2025-26 Season

Michigan celebrates National Championship with parade and Crisler Center ceremony

Crowds flooded the sidewalks of State Street down to Yost Ice Arena. Players in the beds of pickup trucks popped confetti, threw footballs with students on the porch of their houses, signed paraphernalia thrown their way, and danced with fans lined up just feet away. Dusty May and all the coaches rode in their cars and the Michigan Marching Band wrapped things up from a fire truck.

The parade from South U to Yost Ice Arena was just the latest in celebrations for the 2026 National Championship-winning Michigan men’s basketball team.
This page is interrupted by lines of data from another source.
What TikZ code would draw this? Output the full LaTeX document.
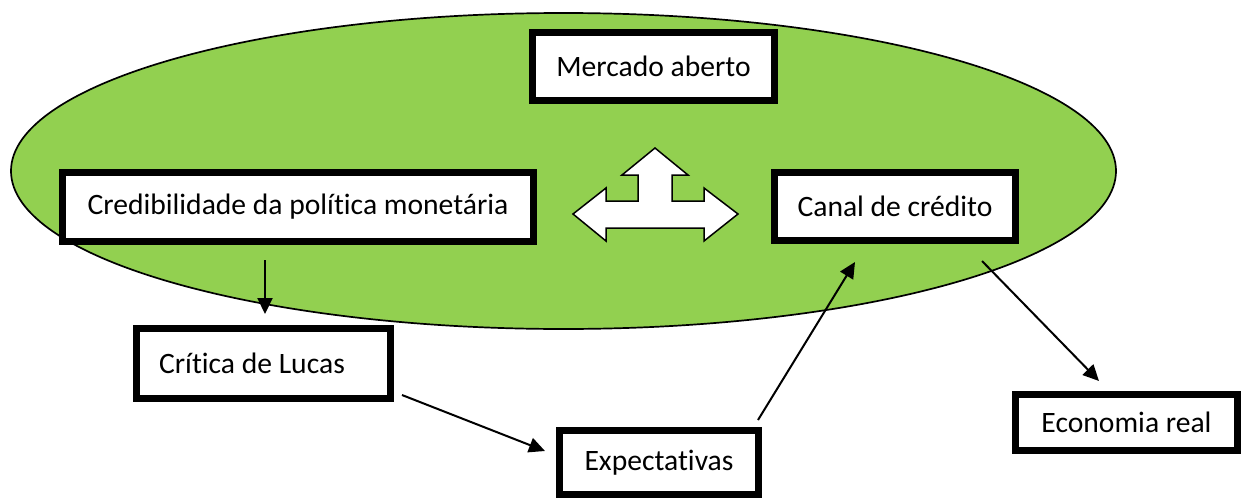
\documentclass[tikz,border=0pt]{standalone}
\usepackage{fontspec}
\setmainfont{Carlito}[Ligatures=NoCommon]
\usetikzlibrary{arrows.meta}
\definecolor{lgreen}{HTML}{92D050}
\tikzset{
  box/.style={draw=black, line width=7.3pt, fill=white, inner sep=0pt, align=center,
    font=\fontsize{29.6}{34}\selectfont},
  arr/.style={line width=2pt, -{Triangle[length=16pt,width=15pt]}},
  x=1pt, y=-1pt
}
\begin{document}
\begin{tikzpicture}
\useasboundingbox (0,0) rectangle (1243,498);
\draw[fill=lgreen, line width=1.7pt] (563.5,171) ellipse [x radius=552.5, y radius=158];

\node[box, minimum width=241.7pt, minimum height=67.7pt] (ma) at (653.5,66.5) {Mercado aberto};
\node[box, minimum width=470.7pt, minimum height=68.7pt] (cred) at (298,207) {Credibilidade da política monetária};
\node[box, minimum width=240.7pt, minimum height=67.7pt] (canal) at (895,206.5) {Canal de crédito};
\node[box, minimum width=253.7pt, minimum height=69.7pt] (lucas) at (263.5,363.5) {Crítica de Lucas\hspace*{23pt}};
\node[box, minimum width=198.7pt, minimum height=63.7pt] (exp) at (659,462.5) {Expectativas};
\node[box, minimum width=221.7pt, minimum height=55.7pt] (eco) at (1126.5,422.5) {Economia real};

\draw[fill=white, line width=1.5pt, line join=miter]
  (573,214) -- (606,188) -- (606,201) -- (638,201) -- (638,175) -- (622,175) -- (655,148)
  -- (688,175) -- (672,175) -- (672,201) -- (704,201) -- (704,188) -- (738,214)
  -- (704,241) -- (704,228) -- (606,228) -- (606,241) -- cycle;

\coordinate (c1s) at (265,260);
\coordinate (c1e) at (265,314);
\coordinate (c2s) at (402,395);
\coordinate (c2e) at (545,451);
\coordinate (c3s) at (758,420);
\coordinate (c3e) at (855,262);
\coordinate (c4s) at (982,261);
\coordinate (c4e) at (1099,381);
\draw[arr] (c1s) -- (c1e);
\draw[arr] (c2s) -- (c2e);
\draw[arr] (c3s) -- (c3e);
\draw[arr] (c4s) -- (c4e);
\end{tikzpicture}
\end{document}
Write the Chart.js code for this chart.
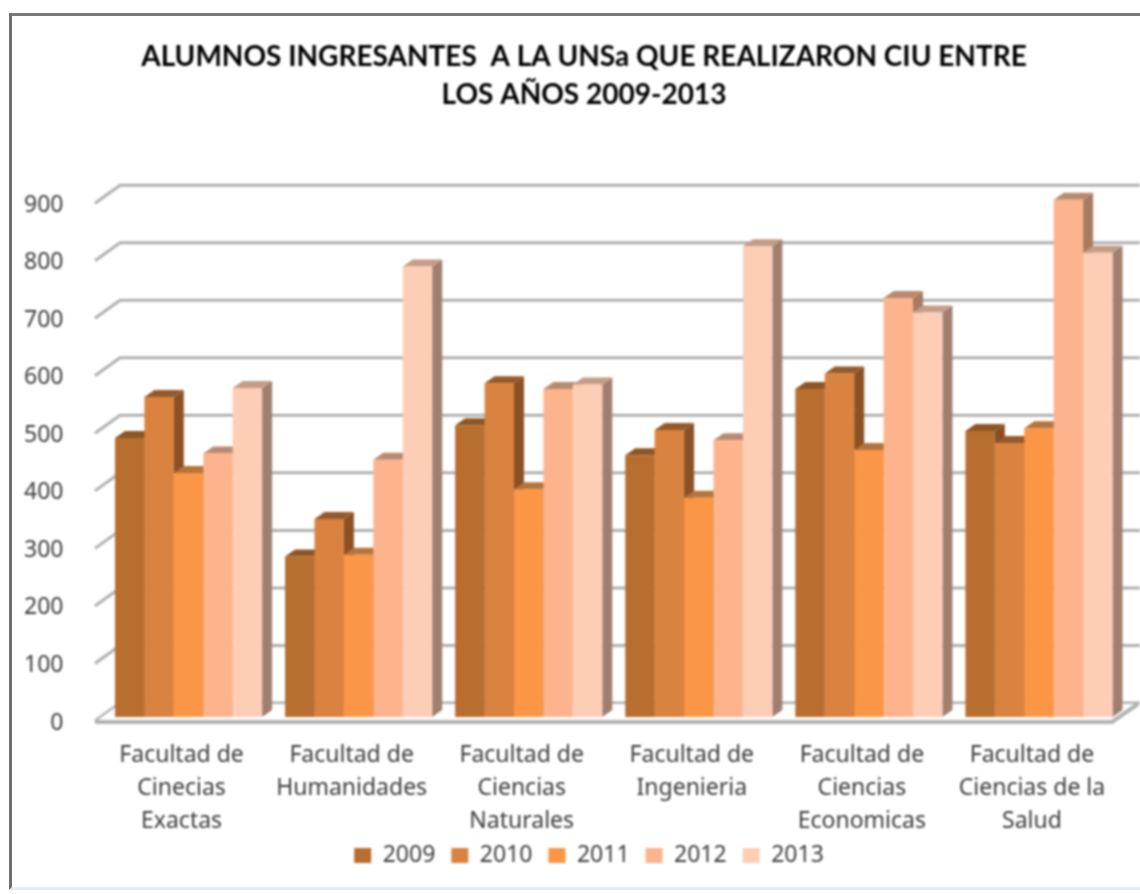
<!DOCTYPE html>
<html>
<head>
<meta charset="utf-8">
<title>Alumnos ingresantes</title>
<script src="https://cdn.jsdelivr.net/npm/chart.js@4/dist/chart.umd.min.js"></script>
<style>
html, body { margin: 0; padding: 0; background: #fff; overflow: hidden; }
#frame { position: absolute; left: 9px; top: 13px; width: 1131px; height: 877px; border-left: 3px solid #6e6e6e; border-top: 3px solid #7a7a7a; border-bottom: 3px solid #e4ecf4; box-sizing: border-box; }
#wrap { position: absolute; left: 0; top: 0; width: 1140px; height: 894px; filter: blur(0.9px); }
</style>
</head>
<body>
<div id="frame"></div>
<div id="wrap"><canvas id="grafico" width="1140" height="894"></canvas></div>
<script>
const titulo = ['ALUMNOS INGRESANTES  A LA UNSa QUE REALIZARON CIU ENTRE', 'LOS AÑOS 2009-2013'];
const facultades = [
    ['Facultad de', 'Cinecias', 'Exactas'],
    ['Facultad de', 'Humanidades'],
    ['Facultad de', 'Ciencias', 'Naturales'],
    ['Facultad de', 'Ingenieria'],
    ['Facultad de', 'Ciencias', 'Economicas'],
    ['Facultad de', 'Ciencias de la', 'Salud']
];
const anios = ['2009', '2010', '2011', '2012', '2013'];
const v2009 = [485, 279, 507, 455, 570, 497];
const v2010 = [556, 344, 580, 499, 597, 476];
const v2011 = [424, 282, 396, 381, 464, 502];
const v2012 = [458, 447, 570, 481, 728, 899];
const v2013 = [572, 783, 578, 818, 703, 807];
const colores = ['#b86e2f', '#da8240', '#fa9646', '#fdb48c', '#fdcdb6'];
const lados = ['#874e20', '#8b5023', '#a5652c', '#a87a60', '#a07e70'];
const tapas = ['#8f5522', '#96592a', '#b5743a', '#b98a70', '#c49c88'];
const valores = [v2009, v2010, v2011, v2012, v2013];

// pared del fondo, piso y caras laterales de las barras (falso 3D)
const prof = { dx: 10, dy: -7 };
const fondo3d = {
    id: 'fondo3d',
    afterLayout(chart) {
        chart.scales.y.left = 0; // si no, recorta las etiquetas del eje
        chart.legend.left += 5;
        chart.legend.right += 5;
    },
    beforeDatasetsDraw(chart) {
        const ctx = chart.ctx, y = chart.scales.y;
        ctx.save();
        ctx.lineWidth = 3;
        ctx.strokeStyle = '#b0b0b0';
        y.ticks.forEach(t => {
            const f = y.getPixelForValue(t.value) + 4;
            ctx.beginPath();
            ctx.moveTo(95, f);
            ctx.lineTo(120, f - 18);
            ctx.lineTo(chart.width, f - 18);
            ctx.stroke();
        });
        const f0 = y.getPixelForValue(0) + 4;
        ctx.fillStyle = '#ffffff';
        ctx.beginPath();
        ctx.moveTo(95, f0 + 1);
        ctx.lineTo(120, f0 - 17);
        ctx.lineTo(1140, f0 - 17);
        ctx.lineTo(1112, f0 + 1);
        ctx.fill();
        ctx.strokeStyle = '#b0b2b4';
        ctx.lineWidth = 4;
        ctx.beginPath();
        ctx.moveTo(95, f0 + 1);
        ctx.lineTo(1112, f0 + 1);
        ctx.lineTo(1138, f0 - 17);
        ctx.stroke();

        anios.forEach((a, i) => {
            chart.getDatasetMeta(i).data.forEach(bar => {
                const der = bar.x + bar.width / 2, izq = bar.x - bar.width / 2;
                ctx.fillStyle = lados[i];
                ctx.beginPath();
                ctx.moveTo(der, bar.y);
                ctx.lineTo(der + prof.dx, bar.y + prof.dy);
                ctx.lineTo(der + prof.dx, bar.base + prof.dy);
                ctx.lineTo(der, bar.base);
                ctx.fill();
                ctx.fillStyle = tapas[i];
                ctx.beginPath();
                ctx.moveTo(izq, bar.y);
                ctx.lineTo(izq + prof.dx, bar.y + prof.dy);
                ctx.lineTo(der + prof.dx, bar.y + prof.dy);
                ctx.lineTo(der, bar.y);
                ctx.fill();
            });
        });
        ctx.restore();
    }
};

new Chart(document.getElementById('grafico'), {
    type: 'bar',
    data: {
        labels: facultades,
        datasets: anios.map((a, i) => ({
            label: a,
            data: valores[i],
            backgroundColor: colores[i],
            categoryPercentage: 0.865,
            barPercentage: 1
        }))
    },
    plugins: [fondo3d],
    options: {
        responsive: false,
        animation: false,
        layout: { padding: { left: 44, right: 16, top: 38, bottom: 17 } },
        scales: {
            x: {
                grid: { display: false },
                border: { display: false },
                ticks: { color: '#3c3c3c', font: { family: 'Noto Sans', size: 23, lineHeight: 1.43 }, padding: 14, labelOffset: -7, maxRotation: 0, autoSkip: false },
                afterFit(s) { s.height = 111; }
            },
            y: {
                min: 0,
                max: 900,
                grid: { display: false },
                border: { display: false },
                ticks: { stepSize: 100, color: '#3c3c3c', font: { family: 'Noto Sans', size: 23 }, padding: 32, labelOffset: 6 },
                afterFit(s) { s.width = 59.5; }
            }
        },
        plugins: {
            title: {
                display: true,
                text: titulo,
                color: '#000000',
                font: { family: 'Lato', size: 28, weight: 'bold', lineHeight: 1.36 },
                padding: { top: 0, bottom: 85 }
            },
            legend: {
                position: 'bottom',
                labels: { color: '#3c3c3c', font: { family: 'Noto Sans', size: 23 }, boxWidth: 17, boxHeight: 15, padding: 16 }
            },
            tooltip: { enabled: false }
        }
    }
});
</script>
</body>
</html>
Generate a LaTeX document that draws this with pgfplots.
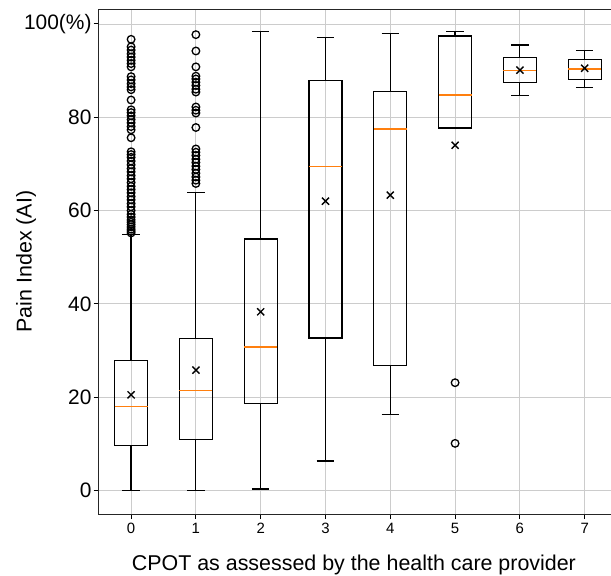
\documentclass[border=0pt]{standalone}
\usepackage{pgfplots}
\pgfplotsset{compat=1.18}
\usepgfplotslibrary{statistics}
\usepackage{fontspec}
\setmainfont{Liberation Sans}
\definecolor{mplorange}{HTML}{FF7F0E}
\begin{document}
\begin{tikzpicture}
\begin{axis}[
  scale only axis,
  width=518.4bp, height=505bp,
  xmin=-0.5, xmax=7.5,
  ymin=-5.04, ymax=103.2,
  xtick={0,1,2,3,4,5,6,7},
  xticklabels={0,1,2,3,4,5,6,7},
  ytick={0,20,40,60,80,100},
  yticklabels={0,20,40,60,80,100(\%)},
  tick align=outside,
  xtick pos=bottom, ytick pos=left,
  major tick length=5bp,
  tick style={black, line width=0.9bp},
  axis line style={line width=0.9bp, black!85},
  grid=major,
  grid style={line width=0.8bp, draw=gray!40},
  xticklabel style={font=\fontsize{15}{18}\selectfont, inner sep=2bp, yshift=-2bp},
  yticklabel style={font=\fontsize{21}{25}\selectfont, inner sep=2bp},
  every axis x label/.style={at={(rel axis cs:0.5,0)}, xshift=-4bp, yshift=-56bp, anchor=base},
  every axis y label/.style={at={(rel axis cs:0,0.5)}, xshift=-67bp, rotate=90, anchor=base},
  label style={font=\fontsize{21.5}{26}\selectfont},
  xlabel={CPOT as assessed by the health care provider},
  ylabel={Pain Index (AI)},
  boxplot/draw direction=y,
  boxplot/every median/.style={draw=mplorange, line width=1.6bp},
  boxplot/every box/.style={draw=black, line width=1.2bp},
  boxplot/every whisker/.style={draw=black, line width=1.2bp},
]
\coordinate (O) at (rel axis cs:0,0);
% CPOT 0
\addplot[black, line width=1.2bp, mark=o, mark size=3.8bp, mark options={solid, line width=1.3bp},
  boxplot prepared={lower whisker=0, lower quartile=9.6, median=18.0, upper quartile=27.8, upper whisker=54.9,
  draw position=0, box extend=0.51, whisker extend=0.27}]
  table[row sep=\\, y index=0] {data\\ 55.2\\ 55.6\\ 56.0\\ 56.5\\ 57.0\\ 57.5\\ 58.0\\ 58.6\\ 59.2\\ 60.0\\ 60.8\\ 61.5\\ 62.3\\ 63.0\\ 63.8\\ 64.5\\ 65.2\\ 66.0\\ 66.8\\ 67.5\\ 68.3\\ 69.0\\ 69.8\\ 70.6\\ 71.4\\ 72.0\\ 72.6\\ 75.6\\ 77.3\\ 78.0\\ 78.8\\ 79.5\\ 80.3\\ 81.0\\ 81.6\\ 83.7\\ 85.9\\ 86.5\\ 87.2\\ 88.0\\ 88.7\\ 90.8\\ 91.5\\ 92.2\\ 92.9\\ 93.6\\ 94.4\\ 95.1\\ 96.7\\};
% CPOT 1
\addplot[black, line width=1.2bp, mark=o, mark size=3.8bp, mark options={solid, line width=1.3bp},
  boxplot prepared={lower whisker=0, lower quartile=10.9, median=21.4, upper quartile=32.5, upper whisker=63.9,
  draw position=1, box extend=0.51, whisker extend=0.27}]
  table[row sep=\\, y index=0] {data\\ 65.8\\ 66.5\\ 67.2\\ 68.0\\ 68.8\\ 69.5\\ 70.3\\ 71.0\\ 71.8\\ 72.5\\ 73.2\\ 77.8\\ 80.9\\ 81.5\\ 82.2\\ 85.4\\ 86.0\\ 86.8\\ 87.5\\ 88.2\\ 88.8\\ 90.8\\ 94.2\\ 97.7\\};
% CPOT 2
\addplot[black, line width=1.2bp, mark=o, mark size=3.8bp, mark options={solid, line width=1.3bp},
  boxplot prepared={lower whisker=0.3, lower quartile=18.7, median=30.7, upper quartile=53.9, upper whisker=98.4,
  draw position=2, box extend=0.51, whisker extend=0.27}]
  coordinates {};
% CPOT 3
\addplot[black, line width=1.2bp, mark=o, mark size=3.8bp, mark options={solid, line width=1.3bp},
  boxplot prepared={lower whisker=6.3, lower quartile=32.7, median=69.4, upper quartile=87.8, upper whisker=97.1,
  draw position=3, box extend=0.51, whisker extend=0.27}]
  coordinates {};
% CPOT 4
\addplot[black, line width=1.2bp, mark=o, mark size=3.8bp, mark options={solid, line width=1.3bp},
  boxplot prepared={lower whisker=16.3, lower quartile=26.8, median=77.5, upper quartile=85.5, upper whisker=98.0,
  draw position=4, box extend=0.51, whisker extend=0.27}]
  coordinates {};
% CPOT 5
\addplot[black, line width=1.2bp, mark=o, mark size=3.8bp, mark options={solid, line width=1.3bp},
  boxplot prepared={lower whisker=77.7, lower quartile=77.7, median=84.8, upper quartile=97.4, upper whisker=98.4,
  draw position=5, box extend=0.51, whisker extend=0.27}]
  table[row sep=\\, y index=0] {data\\ 23.1\\ 10.1\\};
% CPOT 6
\addplot[black, line width=1.2bp, mark=o, mark size=3.8bp, mark options={solid, line width=1.3bp},
  boxplot prepared={lower whisker=84.6, lower quartile=87.4, median=90.0, upper quartile=92.8, upper whisker=95.5,
  draw position=6, box extend=0.51, whisker extend=0.27}]
  coordinates {};
% CPOT 7
\addplot[black, line width=1.2bp, mark=o, mark size=3.8bp, mark options={solid, line width=1.3bp},
  boxplot prepared={lower whisker=86.3, lower quartile=88.1, median=90.4, upper quartile=92.4, upper whisker=94.3,
  draw position=7, box extend=0.51, whisker extend=0.27}]
  coordinates {};
% means
\addplot[only marks, black, mark=x, mark size=5bp, mark options={line width=1.4bp}]
  coordinates {(0,20.5) (1,25.8) (2,38.3) (3,62.0) (4,63.3) (5,74.0) (6,90.1) (7,90.5)};
\end{axis}
\pgfresetboundingbox
\path[use as bounding box] (O) ++(-98.7bp,-62bp) rectangle ++(611bp,576bp);
\end{tikzpicture}
\end{document}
And immediately following, the Wolverines concluded the party by raising three banners into the rafters of Crisler Center around a full crowd — a Big Ten Championship banner, the program’s first Final Four banner since 2018, and the second National Championship banner to accompany a once lonely 1989 banner.

“Anytime you have a group come together, and you feel like they gave you so much more than you could ever give them, it just melts you because these guys did it for each other,” May said at the celebration in Crisler Center. “They did it for the staff, they did it for all of you, and they did it for all the right reasons, with class, with great effort, and support for each other. That’s all you can ask for as a coach.”

That common message rang throughout the celebration — one of constant support, teamwork, and unselfishness.

“They completely turned my confidence around,” Elliot Cadeau said. “Coming into this season, it was at an all-time low. And the guys behind me completely changed that for me.

“It’s just the guys behind,” Roddy Gayle Jr. said when asked what led to March Roddy and April Roddy. “The support that they’ve given me throughout the course of the season, props to those guys, I feel like I’m forever indebted.”

“The type of person that was first and foremost, his mindset as a coach, and then the staff that he recruited in and hired, it was just amazing people across the board and I knew I need to be a part of this,” Nimari Burnett said about staying at Michigan after the 8-24 season.

“I can’t even begin to describe what the block M means to me and how much it’s given me, both on the floor and off the floor,” Will Tschetter said. “I’ve met my best friends at this school. I’ve gotten two degrees from this school. It’s the least that I can do to, you know, sacrifice a few shots and some minutes for us to be able to hang three banners.”